** begin Data excerpt **

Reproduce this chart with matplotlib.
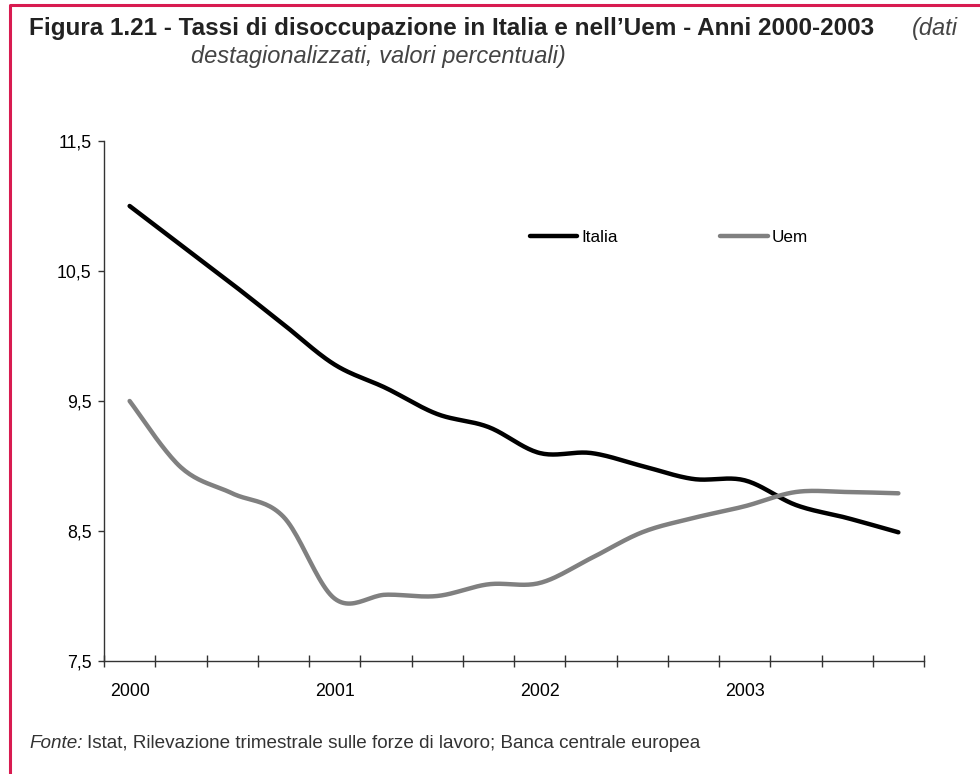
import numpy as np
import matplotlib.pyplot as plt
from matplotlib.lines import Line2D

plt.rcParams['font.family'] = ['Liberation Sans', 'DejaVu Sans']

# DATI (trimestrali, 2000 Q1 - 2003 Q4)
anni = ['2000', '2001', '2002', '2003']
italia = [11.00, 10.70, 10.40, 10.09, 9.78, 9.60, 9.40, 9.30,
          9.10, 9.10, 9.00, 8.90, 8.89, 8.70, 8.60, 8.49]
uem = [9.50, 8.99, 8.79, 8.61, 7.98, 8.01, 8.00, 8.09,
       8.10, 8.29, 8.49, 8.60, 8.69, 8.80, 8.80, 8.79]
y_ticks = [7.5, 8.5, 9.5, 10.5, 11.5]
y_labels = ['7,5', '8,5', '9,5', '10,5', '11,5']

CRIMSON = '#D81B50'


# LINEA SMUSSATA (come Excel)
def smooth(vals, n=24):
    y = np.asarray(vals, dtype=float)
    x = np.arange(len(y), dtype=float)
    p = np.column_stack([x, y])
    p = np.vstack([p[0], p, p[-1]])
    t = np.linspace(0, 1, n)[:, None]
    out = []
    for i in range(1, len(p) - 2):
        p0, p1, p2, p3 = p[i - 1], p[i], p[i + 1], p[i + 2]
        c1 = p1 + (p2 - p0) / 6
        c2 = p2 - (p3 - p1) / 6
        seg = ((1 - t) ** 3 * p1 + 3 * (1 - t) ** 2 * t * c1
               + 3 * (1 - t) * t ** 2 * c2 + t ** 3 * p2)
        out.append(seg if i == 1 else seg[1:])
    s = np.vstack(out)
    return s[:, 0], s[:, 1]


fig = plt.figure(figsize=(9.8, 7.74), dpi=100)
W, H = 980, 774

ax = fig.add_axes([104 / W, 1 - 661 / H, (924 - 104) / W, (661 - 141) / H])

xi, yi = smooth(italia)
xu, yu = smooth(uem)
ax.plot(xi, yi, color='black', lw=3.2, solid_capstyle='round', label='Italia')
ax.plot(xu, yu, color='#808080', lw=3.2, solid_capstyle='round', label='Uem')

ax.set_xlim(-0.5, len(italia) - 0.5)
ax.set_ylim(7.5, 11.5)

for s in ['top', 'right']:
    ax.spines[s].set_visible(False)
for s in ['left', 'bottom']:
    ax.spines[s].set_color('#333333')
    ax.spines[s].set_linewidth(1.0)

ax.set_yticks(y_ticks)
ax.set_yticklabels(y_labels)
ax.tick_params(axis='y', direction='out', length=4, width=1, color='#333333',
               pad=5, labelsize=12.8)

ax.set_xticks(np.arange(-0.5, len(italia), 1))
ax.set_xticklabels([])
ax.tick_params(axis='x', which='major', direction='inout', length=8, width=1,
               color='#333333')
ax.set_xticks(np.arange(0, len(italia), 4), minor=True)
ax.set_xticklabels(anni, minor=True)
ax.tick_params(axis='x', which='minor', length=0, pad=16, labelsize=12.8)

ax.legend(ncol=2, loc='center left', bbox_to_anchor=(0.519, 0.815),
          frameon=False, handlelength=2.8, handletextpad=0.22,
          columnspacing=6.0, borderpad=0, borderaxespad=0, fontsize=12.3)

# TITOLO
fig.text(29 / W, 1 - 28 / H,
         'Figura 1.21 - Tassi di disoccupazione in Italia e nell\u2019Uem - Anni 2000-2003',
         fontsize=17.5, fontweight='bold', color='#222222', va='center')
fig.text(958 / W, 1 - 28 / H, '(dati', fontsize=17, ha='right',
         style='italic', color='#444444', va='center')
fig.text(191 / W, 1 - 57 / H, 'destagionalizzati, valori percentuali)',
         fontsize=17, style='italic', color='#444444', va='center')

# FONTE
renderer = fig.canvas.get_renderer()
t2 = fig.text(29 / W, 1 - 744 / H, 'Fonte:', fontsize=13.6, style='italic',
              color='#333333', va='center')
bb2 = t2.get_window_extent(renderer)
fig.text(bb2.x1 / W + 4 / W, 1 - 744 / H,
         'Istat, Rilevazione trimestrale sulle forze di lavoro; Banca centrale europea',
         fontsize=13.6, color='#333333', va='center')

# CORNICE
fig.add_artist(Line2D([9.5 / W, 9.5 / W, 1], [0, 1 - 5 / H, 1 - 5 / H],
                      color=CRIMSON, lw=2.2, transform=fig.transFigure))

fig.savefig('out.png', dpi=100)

** end Data excerpt **

* **Work to do**
Without the pictures, transcribe the listing above exactly.

* **Result for this exercise**
Reproduce this chart with matplotlib.
import numpy as np
import matplotlib.pyplot as plt
from matplotlib.lines import Line2D

plt.rcParams['font.family'] = ['Liberation Sans', 'DejaVu Sans']

# DATI (trimestrali, 2000 Q1 - 2003 Q4)
anni = ['2000', '2001', '2002', '2003']
italia = [11.00, 10.70, 10.40, 10.09, 9.78, 9.60, 9.40, 9.30,
          9.10, 9.10, 9.00, 8.90, 8.89, 8.70, 8.60, 8.49]
uem = [9.50, 8.99, 8.79, 8.61, 7.98, 8.01, 8.00, 8.09,
       8.10, 8.29, 8.49, 8.60, 8.69, 8.80, 8.80, 8.79]
y_ticks = [7.5, 8.5, 9.5, 10.5, 11.5]
y_labels = ['7,5', '8,5', '9,5', '10,5', '11,5']

CRIMSON = '#D81B50'


# LINEA SMUSSATA (come Excel)
def smooth(vals, n=24):
    y = np.asarray(vals, dtype=float)
    x = np.arange(len(y), dtype=float)
    p = np.column_stack([x, y])
    p = np.vstack([p[0], p, p[-1]])
    t = np.linspace(0, 1, n)[:, None]
    out = []
    for i in range(1, len(p) - 2):
        p0, p1, p2, p3 = p[i - 1], p[i], p[i + 1], p[i + 2]
        c1 = p1 + (p2 - p0) / 6
        c2 = p2 - (p3 - p1) / 6
        seg = ((1 - t) ** 3 * p1 + 3 * (1 - t) ** 2 * t * c1
               + 3 * (1 - t) * t ** 2 * c2 + t ** 3 * p2)
        out.append(seg if i == 1 else seg[1:])
    s = np.vstack(out)
    return s[:, 0], s[:, 1]


fig = plt.figure(figsize=(9.8, 7.74), dpi=100)
W, H = 980, 774

ax = fig.add_axes([104 / W, 1 - 661 / H, (924 - 104) / W, (661 - 141) / H])

xi, yi = smooth(italia)
xu, yu = smooth(uem)
ax.plot(xi, yi, color='black', lw=3.2, solid_capstyle='round', label='Italia')
ax.plot(xu, yu, color='#808080', lw=3.2, solid_capstyle='round', label='Uem')

ax.set_xlim(-0.5, len(italia) - 0.5)
ax.set_ylim(7.5, 11.5)

for s in ['top', 'right']:
    ax.spines[s].set_visible(False)
for s in ['left', 'bottom']:
    ax.spines[s].set_color('#333333')
    ax.spines[s].set_linewidth(1.0)

ax.set_yticks(y_ticks)
ax.set_yticklabels(y_labels)
ax.tick_params(axis='y', direction='out', length=4, width=1, color='#333333',
               pad=5, labelsize=12.8)

ax.set_xticks(np.arange(-0.5, len(italia), 1))
ax.set_xticklabels([])
ax.tick_params(axis='x', which='major', direction='inout', length=8, width=1,
               color='#333333')
ax.set_xticks(np.arange(0, len(italia), 4), minor=True)
ax.set_xticklabels(anni, minor=True)
ax.tick_params(axis='x', which='minor', length=0, pad=16, labelsize=12.8)

ax.legend(ncol=2, loc='center left', bbox_to_anchor=(0.519, 0.815),
          frameon=False, handlelength=2.8, handletextpad=0.22,
          columnspacing=6.0, borderpad=0, borderaxespad=0, fontsize=12.3)

# TITOLO
fig.text(29 / W, 1 - 28 / H,
         'Figura 1.21 - Tassi di disoccupazione in Italia e nell\u2019Uem - Anni 2000-2003',
         fontsize=17.5, fontweight='bold', color='#222222', va='center')
fig.text(958 / W, 1 - 28 / H, '(dati', fontsize=17, ha='right',
         style='italic', color='#444444', va='center')
fig.text(191 / W, 1 - 57 / H, 'destagionalizzati, valori percentuali)',
         fontsize=17, style='italic', color='#444444', va='center')

# FONTE
renderer = fig.canvas.get_renderer()
t2 = fig.text(29 / W, 1 - 744 / H, 'Fonte:', fontsize=13.6, style='italic',
              color='#333333', va='center')
bb2 = t2.get_window_extent(renderer)
fig.text(bb2.x1 / W + 4 / W, 1 - 744 / H,
         'Istat, Rilevazione trimestrale sulle forze di lavoro; Banca centrale europea',
         fontsize=13.6, color='#333333', va='center')

# CORNICE
fig.add_artist(Line2D([9.5 / W, 9.5 / W, 1], [0, 1 - 5 / H, 1 - 5 / H],
                      color=CRIMSON, lw=2.2, transform=fig.transFigure))

fig.savefig('out.png', dpi=100)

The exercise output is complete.